Bannon’s effective demotion began last week when he was removed from the National Security Council’s principals committee. But his real problems began much earlier. Trump bristled at the media depiction of Bannon as a puppeteer, punctuated by the Feb. 13 Time magazine cover labeling Bannon “The Great Manipulator.”

Trump fashions himself as the leading man — the protagonist of every story in which he stars — and was content to have Bannon as his sidekick, but he did not welcome the competition for top billing.

Yeah, this is the fake news narrative there: that Bannon was being portrayed by the left media as influential, and Trump couldn’t take it.

Well, now both left and right media are saying Kushner is running the show – so is he going to get fired to?

Bannon further imperiled his standing with the president by getting crosswise with Kushner, officials said. The two men were close during last year’s campaign; Kushner came to see Bannon as a wartime consigliere. But in the White House, Bannon went to war with the business leaders Kushner helped recruit to the administration — Cohn and others, including Dina Powell, the senior economic counselor and deputy national security adviser.

Bannon’s supporters believe he is an essential conduit between Trump and his nationalist, populist base. The wealthy Mercer family, which has nurtured Bannon’s political rise and infused Trump’s campaign and allied groups with millions of dollars, is closely monitoring Bannon’s falling fortunes.
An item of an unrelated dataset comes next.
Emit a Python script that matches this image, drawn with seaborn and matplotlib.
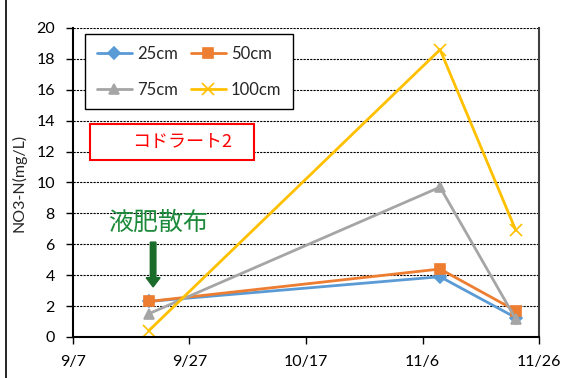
import matplotlib
matplotlib.use('Agg')
import matplotlib.pyplot as plt
from matplotlib.patches import Rectangle, FancyArrow
import numpy as np
import pandas as pd
import seaborn as sns

# sampling dates and NO3-N values per depth
dates = ['9/20', '11/9', '11/22']
depths = ['25cm', '50cm', '75cm', '100cm']
no3_25 = [2.3, 3.9, 1.25]
no3_50 = [2.3, 4.4, 1.7]
no3_75 = [1.5, 9.7, 1.15]
no3_100 = [0.4, 18.6, 6.9]
xtick_labels = ['9/7', '9/27', '10/17', '11/6', '11/26']
yticks = [0, 2, 4, 6, 8, 10, 12, 14, 16, 18, 20]

YEAR = '2019/'
df = pd.DataFrame({
    'date': pd.to_datetime([YEAR + d for d in dates] * 4),
    'depth': np.repeat(depths, len(dates)),
    'val': no3_25 + no3_50 + no3_75 + no3_100,
})

palette = {'25cm': '#5B9BD5', '50cm': '#ED7D31', '75cm': '#A5A5A5', '100cm': '#FFC000'}
markers = {'25cm': 'D', '50cm': 's', '75cm': '^', '100cm': 'x'}
msizes = {'25cm': 6, '50cm': 7, '75cm': 7, '100cm': 8}

sns.set_style('white')
plt.rcParams['font.family'] = ['Lato', 'Noto Sans CJK JP', 'DejaVu Sans']

fig = plt.figure(figsize=(5.61, 3.78), dpi=100)
ax = fig.add_axes((0.130, 0.1085, 0.831, 0.8175))

for d in depths:
    sns.lineplot(data=df[df.depth == d], x='date', y='val', color=palette[d],
                 marker=markers[d], markersize=msizes[d], markeredgecolor=palette[d],
                 markeredgewidth=1.2, linewidth=2, ax=ax, label=d)

xt = pd.to_datetime([YEAR + s for s in xtick_labels])
ax.set_xlim(xt[0], xt[-1])
ax.set_xticks(xt)
ax.set_xticklabels(xtick_labels)
ax.set_ylim(0, 20)
ax.set_yticks(yticks)
ax.set_xlabel('')
ax.set_ylabel('NO3-N(mg/L)', fontsize=11.5, labelpad=7)

ax.yaxis.grid(True, linestyle=(0, (2, 1)), color='black', linewidth=0.8)
ax.set_axisbelow(True)
ax.tick_params(axis='both', direction='out', length=5, width=1, labelsize=11.5,
               left=True, bottom=True, colors='black')
ax.tick_params(axis='x', pad=8)
ax.tick_params(axis='y', pad=8)
for s in ['left', 'bottom']:
    ax.spines[s].set_color('black')
    ax.spines[s].set_linewidth(1.5)
ax.spines['right'].set_color('#404040')
ax.spines['right'].set_linewidth(1.5)
ax.spines['top'].set_visible(False)

# legend filled row by row like the original
h, l = ax.get_legend_handles_labels()
order = [0, 2, 1, 3]
leg = ax.legend([h[i] for i in order], [l[i] for i in order], ncol=2,
                loc='upper left', bbox_to_anchor=(0.026, 0.981), borderaxespad=0,
                fontsize=12, frameon=True, fancybox=False, edgecolor='black',
                framealpha=1, handlelength=2.1, columnspacing=0.8,
                labelspacing=1.2, borderpad=0.7, handletextpad=0.3)
leg.get_frame().set_linewidth(1.0)

# コドラート2 label box
ax.add_patch(Rectangle((0.036, 0.573), 0.352, 0.116, transform=ax.transAxes,
                       fill=True, facecolor='white', edgecolor='red', lw=1.5, zorder=5))
ax.text(0.235, 0.63, 'コドラート2', transform=ax.transAxes, color='red',
        fontsize=13, ha='center', va='center', zorder=6,
        family=['Noto Sans CJK JP', 'DejaVu Sans'])

# fertiliser annotation
ax.text(0.183, 0.37, '液肥散布', transform=ax.transAxes, color='#1E8A3C',
        fontsize=18, ha='center', va='center',
        family=['Noto Sans CJK JP', 'DejaVu Sans'])
ax.add_patch(FancyArrow(0.172, 0.307, 0, -0.145, width=0.012, head_width=0.03,
                        head_length=0.03, length_includes_head=True,
                        transform=ax.transAxes, color='#1B6B2B', zorder=6))

# outer chart frame (partly cropped)
fig.add_artist(Rectangle((6 / 561, -0.2), 1.2, 1.2 + (1 - 8 / 378),
                         transform=fig.transFigure, fill=False,
                         edgecolor='black', lw=1.2))

fig.savefig('out.png', dpi=100)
Rebekah Mercer, who directs the family’s political activities, is unnerved and worried about losing her best link to a president her family takes credit for helping get elected but believes Bannon will be able to maintain his influence, people close to the family said.

But other Trump loyalists dispute the idea that Bannon is the id of the Trump movement, pointing out that Trump has been advocating some of the same populist positions — especially on immigration and trade — for decades and for more than a year on the campaign trail before Bannon’s hiring last summer.

These people argue that a better representative of Trump’s voters inside the White House is Stephen Miller, the senior policy adviser and former Sessions aide who joined the campaign early and helped Trump hone and communicate his ideas. They said Miller has worked closely with Bannon but also has strategically aligned himself with Kushner, who came to see him last year as indispensable at Trump’s side.

Miller is also Jewish, by the way.

He’s basically been good this whole time so I haven’t seen any reason to criticize him, but of course, if they have to have someone representing populism in the White House, they want him to be a Jew.

As tensions have heightened in recent weeks, the Bannon and Kushner camps have devolved into opposing firing squads. Team Bannon believes the hosts of MSNBC’s “Morning Joe,” a show the president watches regularly, are speaking regularly with Kushner and projecting his anti-Bannon sentiments. Kushner allies, meanwhile, finger Bannon as responsible for unflattering stories involving the president’s son-in-law, including those focusing on Kushner’s talks with Russians.

Inside a White House led by a president increasingly hungry to make deals, even with Democrats, Bannon’s dogmatism appears to have weakened him.

“Dogmatism” is a funny euphemism for “integrity.”

So anyway.

There’s that.

It’s insight into what’s going on, and though the WaPo’s “anonymous sources” aren’t especially reliable or even necessarily actual people, this rings true.

I’m just wondering why this is being dragged out.

I guess Trump is planning for the fallout.

Because when Bannon goes, no one is going to have any more illusions.

The Whole Bitch Getting Burned

The thing about all of this is, we’re not just dealing with an isolated foreign policy reversal.

When the Syria strike happened, it was reasonable to pause for a second and say “oh well, maybe we’ll still get our domestic agenda through, even with a neocon Middle East policy.”

But no dice.

The whole MAGA program is being wiped out, as if Trump has been replaced with a robot or a clone. In the last 24 hours, he’s said China doesn’t manipulate currency and NATO is good.

The good news is: everyone is going to know this was the Jews who done it.